Personal Reflection:
  • Does this passage (and Sri Aurobindo’s commentary) make any sense to you?
  • What do the ideas of multiplicity and unity mean to you?
  • How could these concepts help you to understand yourself? Situations in your life? The world? God?
  • Are there opposites in your life that you’re fighting against?
  • What would it feel like to explore the possibility of needing both sides?

How many “opposites” can you think of that are part of life? Please add your ideas in the comments below!

By |2015-02-10T07:05:51+00:00February 9th, 2015|Nature, Practice, Scripture, Spirituality, Yoga|3 Comments


  1. Alissa February 10, 2015 at 9:22 am - Reply

    Thanks for this, Summer! Your thoughts made me think of something I encountered in college. One of my professors at the Oregon Extension had worked quite a bit with the Internal Family Systems Model, which (if I don’t butcher this) sees consciousness as composed of discrete subpersonalities (“managers,” “exiles,” and “firefighters”), and it is only by accepting and even loving all of these parts, some of which are things we may see as negative/bad parts of ourselves, that we can come to be our true selves and reach a healing wholeness. This is a model that’s provided me some interesting fodder for thought.

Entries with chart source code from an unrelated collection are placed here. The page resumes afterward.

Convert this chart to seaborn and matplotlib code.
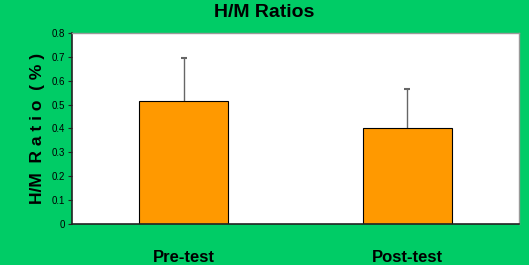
import numpy as np
import pandas as pd
import seaborn as sns
import matplotlib.pyplot as plt

# Chart data
groups = ["Pre-test", "Post-test"]
ratios = [0.515, 0.403]
errors = [0.182, 0.163]

df = pd.DataFrame({"group": groups, "ratio": ratios})

sns.set_style("white", {"text.color": "black", "axes.labelcolor": "black",
                        "xtick.color": "black", "ytick.color": "black"})
plt.rcParams['font.family'] = ['Liberation Sans Narrow', 'Liberation Sans', 'DejaVu Sans']

bg = "#00CC66"
fig = plt.figure(figsize=(5.29, 2.65), dpi=100, facecolor=bg)
ax = fig.add_axes([0.1361, 0.1547, 0.8450, 0.7208])
ax.set_facecolor("white")

sns.barplot(data=df, x="group", y="ratio", color="#FF9900", width=0.40,
            edgecolor="black", linewidth=0.8, saturation=1, ax=ax, zorder=2)

# error bars sit behind the bars so only the upper half shows
ax.errorbar(np.arange(len(groups)), ratios, yerr=errors,
            fmt="none", ecolor="#666666", elinewidth=1.0, capsize=2.5,
            capthick=1.5, zorder=1)

ax.set_ylim(0, 0.8)
ax.set_xlim(-0.5, 1.5)
ax.set_yticks(np.arange(0, 0.81, 0.1))
ax.set_yticklabels(["0"] + [f"{v:.1f}" for v in np.arange(0.1, 0.81, 0.1)], fontsize=7)
ax.tick_params(axis="y", direction="out", length=3, width=0.8, pad=2, left=True,
               color="#222222", labelcolor="black")
ax.tick_params(axis="x", length=0, pad=19, labelsize=12, labelcolor="black")
for lab in ax.get_xticklabels():
    lab.set_fontweight("bold")

for side in ["top", "right"]:
    ax.spines[side].set_color("#999999")
    ax.spines[side].set_linewidth(1.0)
for side in ["left", "bottom"]:
    ax.spines[side].set_color("#222222")
    ax.spines[side].set_linewidth(1.2)
ax.spines["bottom"].set_zorder(3)

ax.set_xlabel("")
ax.set_ylabel("H/M  R a t i o  ( % )", fontsize=12.5, fontweight="bold",
              labelpad=5, color="black")
fig.text(0.5, 0.953, "H/M Ratios", ha="center", va="center",
         fontsize=14, fontweight="bold", color="black")

fig.savefig("out.png", dpi=100, facecolor=bg)
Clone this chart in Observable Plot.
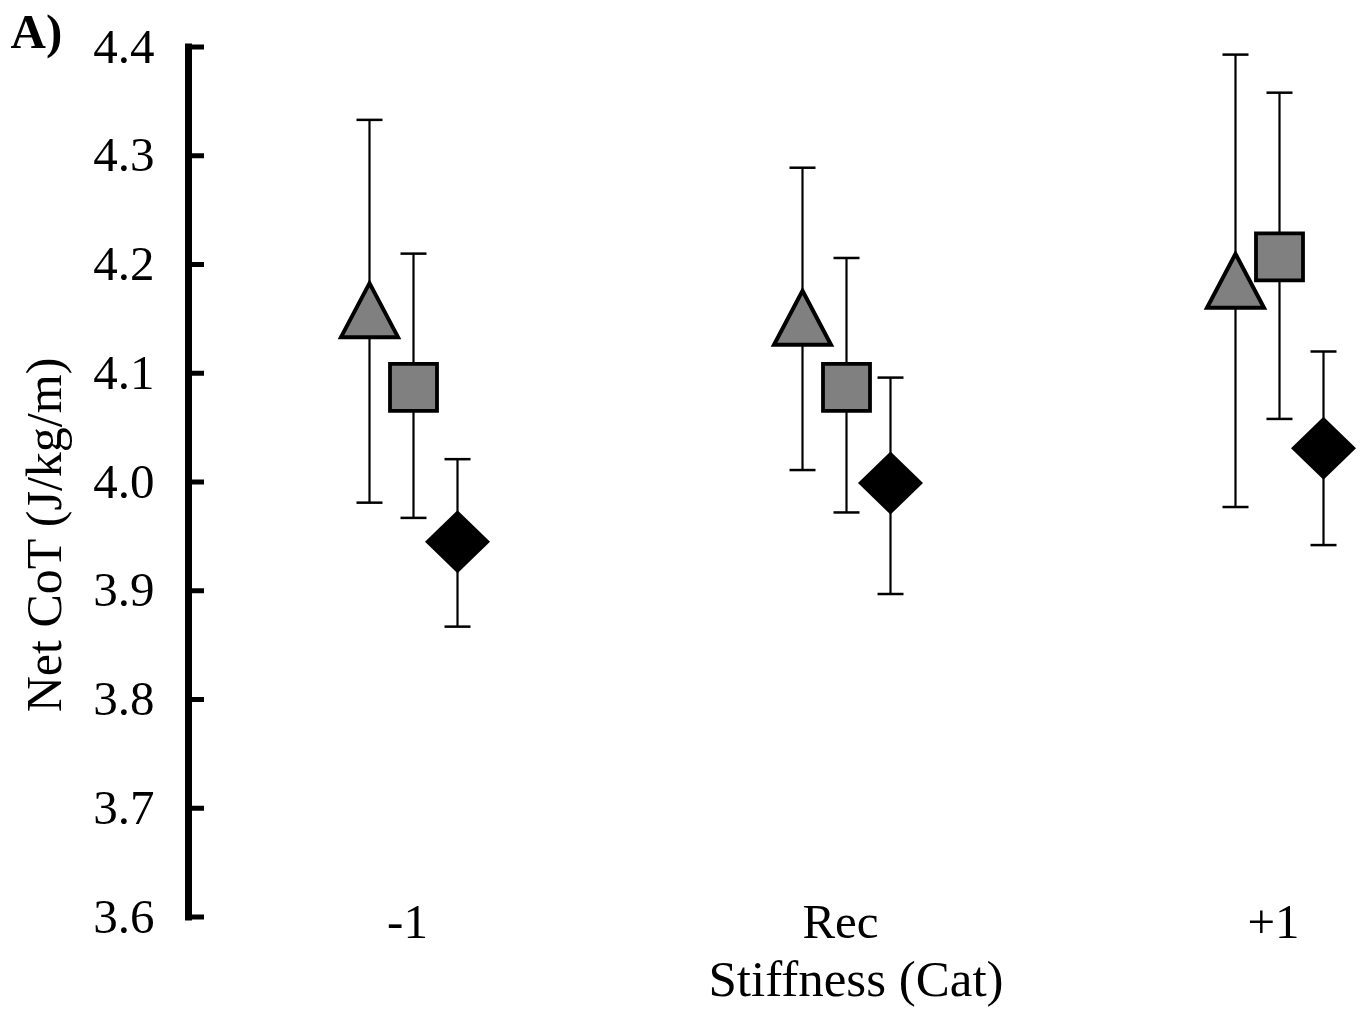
<!DOCTYPE html>
<html>
<head>
<meta charset="utf-8">
<script src="https://cdn.jsdelivr.net/npm/d3@7"></script>
<script src="https://cdn.jsdelivr.net/npm/@observablehq/plot@0.6"></script>
<style>
  html, body { margin: 0; padding: 0; background: #fff; }
</style>
</head>
<body>
<div id="chart"></div>
<script>
// ---- data ----
const categories = ["-1", "Rec", "+1"];
const yTicks = [3.6, 3.7, 3.8, 3.9, 4.0, 4.1, 4.2, 4.3, 4.4];

const triangleMean = [4.158, 4.151, 4.185];
const triangleLow  = [3.981, 4.011, 3.977];
const triangleHigh = [4.333, 4.289, 4.393];

const squareMean = [4.087, 4.087, 4.207];
const squareLow  = [3.967, 3.972, 4.058];
const squareHigh = [4.210, 4.206, 4.358];

const diamondMean = [3.945, 3.999, 4.031];
const diamondLow  = [3.867, 3.897, 3.942];
const diamondHigh = [4.021, 4.096, 4.120];

const panelLabel = "A)";
const xLabel = "Stiffness (Cat)";
const yLabel = "Net CoT (J/kg/m)";

// ---- helpers ----
function rows(mean, lo, hi) {
  return categories.map((c, i) => ({cat: c, mean: mean[i], lo: lo[i], hi: hi[i]}));
}
function sym(fn) {
  return {draw(ctx, size) { const k = Math.sqrt(size / Math.PI) / 30; fn(ctx, k); }};
}
const triangleSym = sym((c, k) => {
  c.moveTo(0, -27 * k); c.lineTo(28.5 * k, 27 * k); c.lineTo(-28.5 * k, 27 * k); c.closePath();
});
const squareSym = sym((c, k) => {
  c.moveTo(-23.5 * k, -23.5 * k); c.lineTo(23.5 * k, -23.5 * k);
  c.lineTo(23.5 * k, 23.5 * k); c.lineTo(-23.5 * k, 23.5 * k); c.closePath();
});
const diamondSym = sym((c, k) => {
  c.moveTo(0, -31.5 * k); c.lineTo(32.5 * k, 0); c.lineTo(0, 31.5 * k); c.lineTo(-32.5 * k, 0); c.closePath();
});
const capSym = sym((c, k) => { c.moveTo(-13 * k, 0); c.lineTo(13 * k, 0); });

const series = [
  {data: rows(triangleMean, triangleLow, triangleHigh), dx: -44, symbol: triangleSym, fill: "#808080", stroke: "#000", sw: 4},
  {data: rows(squareMean, squareLow, squareHigh), dx: 0, symbol: squareSym, fill: "#808080", stroke: "#000", sw: 3.8},
  {data: rows(diamondMean, diamondLow, diamondHigh), dx: 44, symbol: diamondSym, fill: "#000", stroke: "none", sw: 0}
];

const marks = [];
for (const s of series) {
  marks.push(Plot.ruleX(s.data, {x: "cat", y1: "lo", y2: "hi", dx: s.dx, stroke: "#000", strokeWidth: 2.2}));
  marks.push(Plot.dot(s.data, {x: "cat", y: "lo", dx: s.dx, r: 30, symbol: capSym, fill: "none", stroke: "#000", strokeWidth: 2.5}));
  marks.push(Plot.dot(s.data, {x: "cat", y: "hi", dx: s.dx, r: 30, symbol: capSym, fill: "none", stroke: "#000", strokeWidth: 2.5}));
}
for (const s of series) {
  marks.push(Plot.dot(s.data, {x: "cat", y: "mean", dx: s.dx, r: 30, symbol: s.symbol, fill: s.fill, stroke: s.stroke, strokeWidth: s.sw, strokeLinejoin: "miter"}));
}

const chart = Plot.plot({
  width: 1361,
  height: 1010,
  marginLeft: 188,
  marginRight: 0,
  marginTop: 46.5,
  marginBottom: 93.5,
  style: {fontFamily: "'Liberation Serif', 'Times New Roman', serif", fontSize: "49px", background: "#fff", color: "#000"},
  x: {type: "point", domain: categories, range: [412.5, 1280], padding: 0},
  y: {domain: [3.6, 4.4]},
  marks: [
    Plot.frame({anchor: "left", stroke: "#000", strokeWidth: 7}),
    Plot.axisY({ticks: yTicks, tickFormat: d3.format(".1f"), tickSize: 16, dx: 16, tickPadding: 34, strokeWidth: 5, label: null, fontSize: 49}),
    Plot.axisX({tickSize: 0, tickPadding: 0, dy: -14, dx: -6, label: null, fontSize: 49}),
    Plot.text([xLabel], {text: d => d, frameAnchor: "bottom", dx: 81, dy: 62.5, textAnchor: "middle", lineAnchor: "middle", fontSize: 51}),
    Plot.text([yLabel], {text: d => d, frameAnchor: "left", rotate: -90, dx: -144, dy: 53, textAnchor: "middle", lineAnchor: "middle", fontSize: 50}),
    Plot.text([panelLabel], {text: d => d, frameAnchor: "top-left", dx: -178, dy: -15, textAnchor: "start", lineAnchor: "middle", fontSize: 49, fontWeight: "bold"}),
    ...marks
  ]
});
document.getElementById("chart").appendChild(chart);
</script>
</body>
</html>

    For me, the faith/doubt “opposition” has been important. In the Christian model of my youth, I felt that to be truly faithful, I had to do away with my existential doubts—which, to my frustration, I was unable to do. However, succumbing entirely to these doubts and relinquishing my Christian faith and identity altogether didn’t feel right, either. I’ve come to feel that both my faith and my doubt are important parts of me. Neither could really be “true” without the other, and I don’t think either is better or more “good” or desirable than the other. I need both. (And, as someone journeying toward becoming ordained, this is an interesting dynamic.)

    • Summer
      Summer February 12, 2015 at 1:12 pm - Reply

      Thank you so much for this insightful response Alissa! The tension between faith and doubt has been a huge part of all my exploration and study. I truly believe that it’s this tension that has brought me to where I am at this point in my life. I’m grateful for it. And I think that it’s a dynamic that will be of use (and blessing) to you and all you serve as your role as an ordained minister.

  2. Sarah McMahan November 8, 2018 at 5:32 pm - Reply

    I can remember when about 10 years ago an older man in our faith community told me in response to my relentless questioning, “Sarah you may not believe this now, but a time will come when you won’t need to continue asking the questions.” He was right. I came, in my mid-70s, to know that some of my questions had no answers in this life, and that I really didn’t need to know in order to be whole and surrendered to God (abandoned to Divine Providence). I realized that notions of struggle and/or searching for answers were irrelevant once I understood that I already had within me all the knowledge I needed in order to receive and act upon the wisdom that had been here all along and that which was yet to come, especially as I learned to sit in stillness, receptive silence and to simply listen. Jesus isn’t the only one to teach that what we seek is within us already; this knowledge alone has been known throughout time. It’s a beautiful journey to just rest in the Lord of Life, Love of the Universe!